## EXERCISE OBJECTIVE
Write out every line exactly, from the start of the records below to the line with "-0.014, -0.012, -0.011];", and stop there. Don't write out the pictures.

## DATA SUPPLIED
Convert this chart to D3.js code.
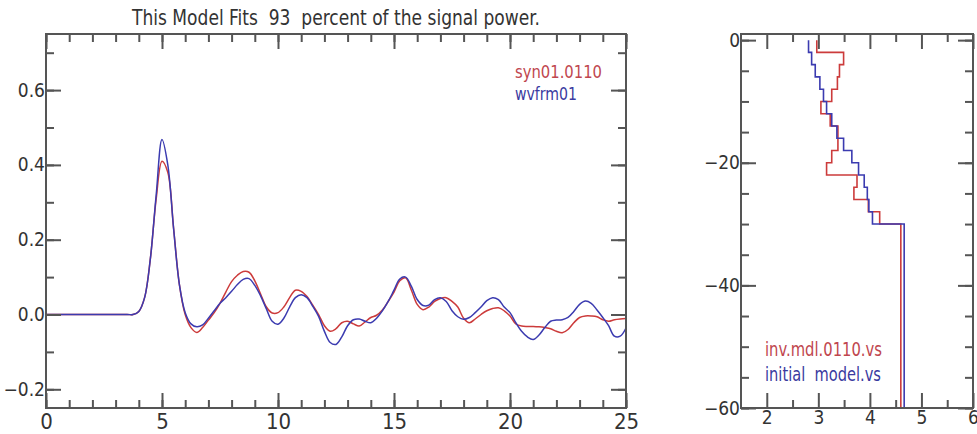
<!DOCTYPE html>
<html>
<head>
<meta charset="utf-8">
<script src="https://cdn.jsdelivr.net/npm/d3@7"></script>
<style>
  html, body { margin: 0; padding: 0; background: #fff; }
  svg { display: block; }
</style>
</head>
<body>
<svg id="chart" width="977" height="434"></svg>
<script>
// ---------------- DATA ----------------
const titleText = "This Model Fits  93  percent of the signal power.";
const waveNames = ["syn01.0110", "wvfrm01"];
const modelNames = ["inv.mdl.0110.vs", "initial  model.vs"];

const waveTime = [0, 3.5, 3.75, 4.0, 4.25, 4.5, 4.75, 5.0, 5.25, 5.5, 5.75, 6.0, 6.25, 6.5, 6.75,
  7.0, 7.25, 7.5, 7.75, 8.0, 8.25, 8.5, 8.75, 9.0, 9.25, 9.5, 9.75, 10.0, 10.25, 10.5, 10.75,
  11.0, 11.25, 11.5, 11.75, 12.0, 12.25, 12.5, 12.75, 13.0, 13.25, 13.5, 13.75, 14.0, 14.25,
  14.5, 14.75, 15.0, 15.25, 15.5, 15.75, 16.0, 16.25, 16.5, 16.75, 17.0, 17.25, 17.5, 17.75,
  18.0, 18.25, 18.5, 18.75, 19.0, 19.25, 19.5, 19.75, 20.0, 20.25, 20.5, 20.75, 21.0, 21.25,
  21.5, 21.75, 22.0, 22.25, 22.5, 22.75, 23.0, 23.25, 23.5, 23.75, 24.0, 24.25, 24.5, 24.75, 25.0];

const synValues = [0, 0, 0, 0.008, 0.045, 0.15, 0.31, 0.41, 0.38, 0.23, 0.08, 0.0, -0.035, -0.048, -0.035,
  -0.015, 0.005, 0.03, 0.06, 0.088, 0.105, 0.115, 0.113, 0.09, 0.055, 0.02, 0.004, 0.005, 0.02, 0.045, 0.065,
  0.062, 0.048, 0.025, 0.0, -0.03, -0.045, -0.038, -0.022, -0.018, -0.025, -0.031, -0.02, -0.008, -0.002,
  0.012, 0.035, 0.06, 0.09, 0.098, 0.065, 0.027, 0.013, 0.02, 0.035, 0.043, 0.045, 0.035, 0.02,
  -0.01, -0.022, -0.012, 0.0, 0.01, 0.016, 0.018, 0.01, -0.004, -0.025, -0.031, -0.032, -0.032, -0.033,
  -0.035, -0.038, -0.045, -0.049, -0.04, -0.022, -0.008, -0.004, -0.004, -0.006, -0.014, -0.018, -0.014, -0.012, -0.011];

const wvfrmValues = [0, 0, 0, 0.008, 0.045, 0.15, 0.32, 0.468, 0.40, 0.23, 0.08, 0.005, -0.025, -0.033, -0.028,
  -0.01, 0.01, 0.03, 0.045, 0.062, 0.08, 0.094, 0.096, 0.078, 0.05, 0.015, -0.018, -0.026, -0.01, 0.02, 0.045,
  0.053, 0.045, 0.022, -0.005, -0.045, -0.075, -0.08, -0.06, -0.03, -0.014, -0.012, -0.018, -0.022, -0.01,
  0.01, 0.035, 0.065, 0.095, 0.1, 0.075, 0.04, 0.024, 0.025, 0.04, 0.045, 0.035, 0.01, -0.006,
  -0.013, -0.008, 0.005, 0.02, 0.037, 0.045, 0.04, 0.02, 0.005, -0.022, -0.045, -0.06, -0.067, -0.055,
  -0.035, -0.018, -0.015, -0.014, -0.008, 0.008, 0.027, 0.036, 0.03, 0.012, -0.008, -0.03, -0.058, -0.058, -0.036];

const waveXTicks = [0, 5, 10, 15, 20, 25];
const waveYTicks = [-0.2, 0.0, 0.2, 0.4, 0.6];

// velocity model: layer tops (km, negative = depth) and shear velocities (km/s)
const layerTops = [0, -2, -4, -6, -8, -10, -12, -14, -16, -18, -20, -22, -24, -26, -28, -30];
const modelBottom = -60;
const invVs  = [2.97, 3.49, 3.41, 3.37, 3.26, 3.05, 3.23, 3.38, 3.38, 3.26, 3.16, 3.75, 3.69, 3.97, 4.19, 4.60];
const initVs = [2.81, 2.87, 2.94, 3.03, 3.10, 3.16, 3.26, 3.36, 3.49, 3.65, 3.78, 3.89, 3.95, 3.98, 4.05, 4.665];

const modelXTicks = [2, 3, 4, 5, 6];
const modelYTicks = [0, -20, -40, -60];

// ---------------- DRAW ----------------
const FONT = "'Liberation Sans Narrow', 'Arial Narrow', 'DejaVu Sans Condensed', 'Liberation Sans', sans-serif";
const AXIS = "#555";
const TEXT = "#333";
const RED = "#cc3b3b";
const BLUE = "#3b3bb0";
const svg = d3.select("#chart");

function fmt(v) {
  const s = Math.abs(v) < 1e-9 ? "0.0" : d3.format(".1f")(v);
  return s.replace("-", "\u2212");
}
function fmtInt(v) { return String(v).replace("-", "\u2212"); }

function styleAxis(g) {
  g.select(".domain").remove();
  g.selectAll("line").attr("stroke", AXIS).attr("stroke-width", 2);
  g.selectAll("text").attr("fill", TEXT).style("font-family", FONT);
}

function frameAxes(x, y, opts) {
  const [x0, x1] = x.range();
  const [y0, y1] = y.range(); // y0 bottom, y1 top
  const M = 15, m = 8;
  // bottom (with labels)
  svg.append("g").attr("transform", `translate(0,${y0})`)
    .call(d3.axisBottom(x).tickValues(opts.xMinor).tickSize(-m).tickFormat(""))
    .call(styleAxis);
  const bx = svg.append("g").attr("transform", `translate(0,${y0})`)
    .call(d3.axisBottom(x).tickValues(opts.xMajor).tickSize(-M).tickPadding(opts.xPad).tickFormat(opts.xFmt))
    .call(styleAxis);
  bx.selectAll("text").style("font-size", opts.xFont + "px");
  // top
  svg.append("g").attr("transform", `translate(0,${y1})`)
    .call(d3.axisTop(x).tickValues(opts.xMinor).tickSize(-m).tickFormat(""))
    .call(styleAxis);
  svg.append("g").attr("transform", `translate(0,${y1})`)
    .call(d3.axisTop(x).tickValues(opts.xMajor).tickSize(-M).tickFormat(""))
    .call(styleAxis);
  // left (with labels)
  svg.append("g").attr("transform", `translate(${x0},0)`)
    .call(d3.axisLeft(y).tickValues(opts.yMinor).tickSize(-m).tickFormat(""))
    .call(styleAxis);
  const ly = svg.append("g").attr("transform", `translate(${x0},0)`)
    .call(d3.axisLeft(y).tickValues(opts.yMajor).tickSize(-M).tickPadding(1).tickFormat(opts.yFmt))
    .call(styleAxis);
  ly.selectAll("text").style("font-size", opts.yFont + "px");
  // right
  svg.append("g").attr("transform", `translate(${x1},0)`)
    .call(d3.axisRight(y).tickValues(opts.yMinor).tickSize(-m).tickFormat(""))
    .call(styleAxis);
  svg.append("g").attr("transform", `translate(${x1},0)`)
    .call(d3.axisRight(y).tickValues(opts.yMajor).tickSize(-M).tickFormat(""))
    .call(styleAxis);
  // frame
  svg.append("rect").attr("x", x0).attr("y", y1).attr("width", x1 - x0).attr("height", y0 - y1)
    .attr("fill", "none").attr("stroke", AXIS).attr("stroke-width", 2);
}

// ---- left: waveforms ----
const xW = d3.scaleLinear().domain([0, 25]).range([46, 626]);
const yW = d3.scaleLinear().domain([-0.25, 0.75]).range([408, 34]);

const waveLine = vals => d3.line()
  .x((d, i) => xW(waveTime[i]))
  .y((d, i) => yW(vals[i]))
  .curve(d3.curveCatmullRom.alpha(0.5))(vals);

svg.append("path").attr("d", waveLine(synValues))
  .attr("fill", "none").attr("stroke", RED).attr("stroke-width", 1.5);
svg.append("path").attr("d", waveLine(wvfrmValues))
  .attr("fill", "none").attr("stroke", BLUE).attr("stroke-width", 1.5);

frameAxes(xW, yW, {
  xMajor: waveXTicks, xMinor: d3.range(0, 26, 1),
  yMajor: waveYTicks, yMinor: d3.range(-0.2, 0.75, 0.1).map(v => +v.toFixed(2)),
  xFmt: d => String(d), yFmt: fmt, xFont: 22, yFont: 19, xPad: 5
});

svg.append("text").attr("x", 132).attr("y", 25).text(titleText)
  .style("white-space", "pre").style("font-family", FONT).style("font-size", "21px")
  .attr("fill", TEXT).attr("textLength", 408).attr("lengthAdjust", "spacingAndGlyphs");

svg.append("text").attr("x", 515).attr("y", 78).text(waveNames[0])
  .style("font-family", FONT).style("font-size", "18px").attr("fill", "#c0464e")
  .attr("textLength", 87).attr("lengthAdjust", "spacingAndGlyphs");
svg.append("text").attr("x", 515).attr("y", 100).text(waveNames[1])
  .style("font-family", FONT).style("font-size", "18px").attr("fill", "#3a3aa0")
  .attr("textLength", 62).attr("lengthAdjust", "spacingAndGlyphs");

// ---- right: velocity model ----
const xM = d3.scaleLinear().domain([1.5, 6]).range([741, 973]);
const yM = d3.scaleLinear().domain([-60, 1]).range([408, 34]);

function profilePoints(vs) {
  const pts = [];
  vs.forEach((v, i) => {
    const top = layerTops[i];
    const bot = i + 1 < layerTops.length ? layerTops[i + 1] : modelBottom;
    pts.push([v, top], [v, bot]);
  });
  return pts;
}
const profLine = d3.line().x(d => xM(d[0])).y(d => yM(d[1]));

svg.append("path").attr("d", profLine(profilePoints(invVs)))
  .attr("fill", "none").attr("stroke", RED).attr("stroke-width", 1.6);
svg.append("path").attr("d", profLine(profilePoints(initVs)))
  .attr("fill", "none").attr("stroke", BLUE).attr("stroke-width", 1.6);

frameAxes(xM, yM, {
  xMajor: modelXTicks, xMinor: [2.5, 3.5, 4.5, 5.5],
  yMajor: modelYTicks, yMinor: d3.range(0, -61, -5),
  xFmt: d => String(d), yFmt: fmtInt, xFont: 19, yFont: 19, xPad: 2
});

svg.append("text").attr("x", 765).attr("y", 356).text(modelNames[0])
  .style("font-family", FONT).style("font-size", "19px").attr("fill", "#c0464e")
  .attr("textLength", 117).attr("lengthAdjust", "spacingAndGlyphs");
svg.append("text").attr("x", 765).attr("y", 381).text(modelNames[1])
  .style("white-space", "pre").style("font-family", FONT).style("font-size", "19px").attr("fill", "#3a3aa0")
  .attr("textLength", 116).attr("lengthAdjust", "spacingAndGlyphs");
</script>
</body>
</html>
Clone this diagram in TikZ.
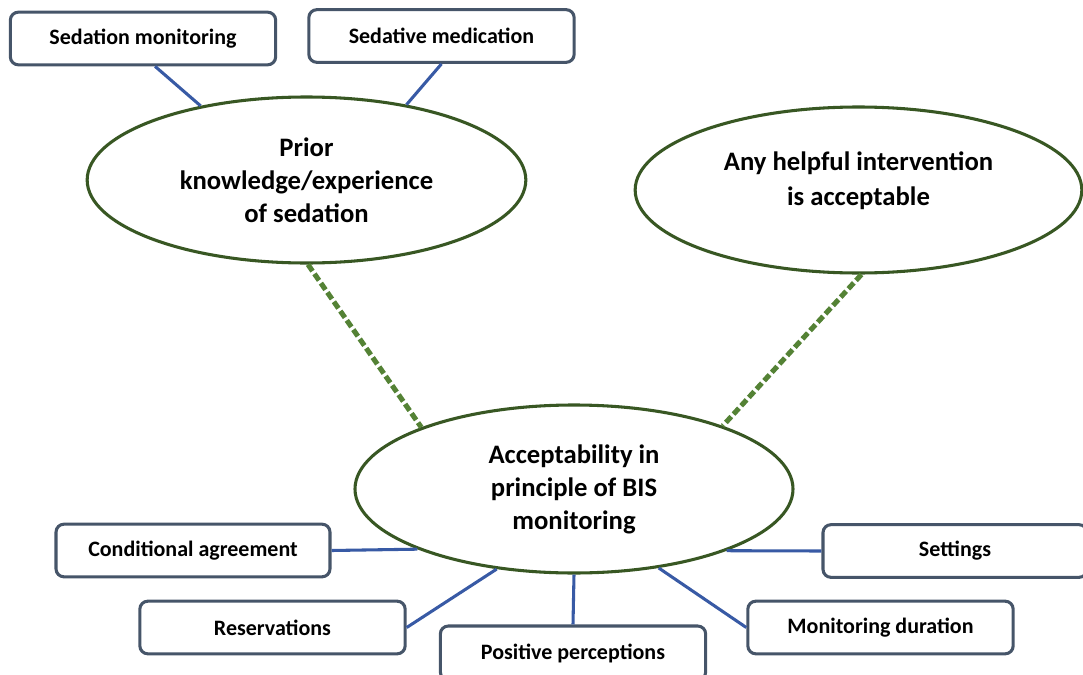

## ANSWER TO THE TASK
Convert this chart to D3.js code.
<!DOCTYPE html>
<html>
<head>
<meta charset="utf-8">
<script src="https://cdn.jsdelivr.net/npm/d3@7"></script>
<style>
  html, body { margin: 0; padding: 0; background: #fff; }
  svg { display: block; }
</style>
</head>
<body>
<svg id="chart" width="977" height="434"></svg>
<script>
// ---------------- DATA ----------------
const titleText = "This Model Fits  93  percent of the signal power.";
const waveNames = ["syn01.0110", "wvfrm01"];
const modelNames = ["inv.mdl.0110.vs", "initial  model.vs"];

const waveTime = [0, 3.5, 3.75, 4.0, 4.25, 4.5, 4.75, 5.0, 5.25, 5.5, 5.75, 6.0, 6.25, 6.5, 6.75,
  7.0, 7.25, 7.5, 7.75, 8.0, 8.25, 8.5, 8.75, 9.0, 9.25, 9.5, 9.75, 10.0, 10.25, 10.5, 10.75,
  11.0, 11.25, 11.5, 11.75, 12.0, 12.25, 12.5, 12.75, 13.0, 13.25, 13.5, 13.75, 14.0, 14.25,
  14.5, 14.75, 15.0, 15.25, 15.5, 15.75, 16.0, 16.25, 16.5, 16.75, 17.0, 17.25, 17.5, 17.75,
  18.0, 18.25, 18.5, 18.75, 19.0, 19.25, 19.5, 19.75, 20.0, 20.25, 20.5, 20.75, 21.0, 21.25,
  21.5, 21.75, 22.0, 22.25, 22.5, 22.75, 23.0, 23.25, 23.5, 23.75, 24.0, 24.25, 24.5, 24.75, 25.0];

const synValues = [0, 0, 0, 0.008, 0.045, 0.15, 0.31, 0.41, 0.38, 0.23, 0.08, 0.0, -0.035, -0.048, -0.035,
  -0.015, 0.005, 0.03, 0.06, 0.088, 0.105, 0.115, 0.113, 0.09, 0.055, 0.02, 0.004, 0.005, 0.02, 0.045, 0.065,
  0.062, 0.048, 0.025, 0.0, -0.03, -0.045, -0.038, -0.022, -0.018, -0.025, -0.031, -0.02, -0.008, -0.002,
  0.012, 0.035, 0.06, 0.09, 0.098, 0.065, 0.027, 0.013, 0.02, 0.035, 0.043, 0.045, 0.035, 0.02,
  -0.01, -0.022, -0.012, 0.0, 0.01, 0.016, 0.018, 0.01, -0.004, -0.025, -0.031, -0.032, -0.032, -0.033,
  -0.035, -0.038, -0.045, -0.049, -0.04, -0.022, -0.008, -0.004, -0.004, -0.006, -0.014, -0.018, -0.014, -0.012, -0.011];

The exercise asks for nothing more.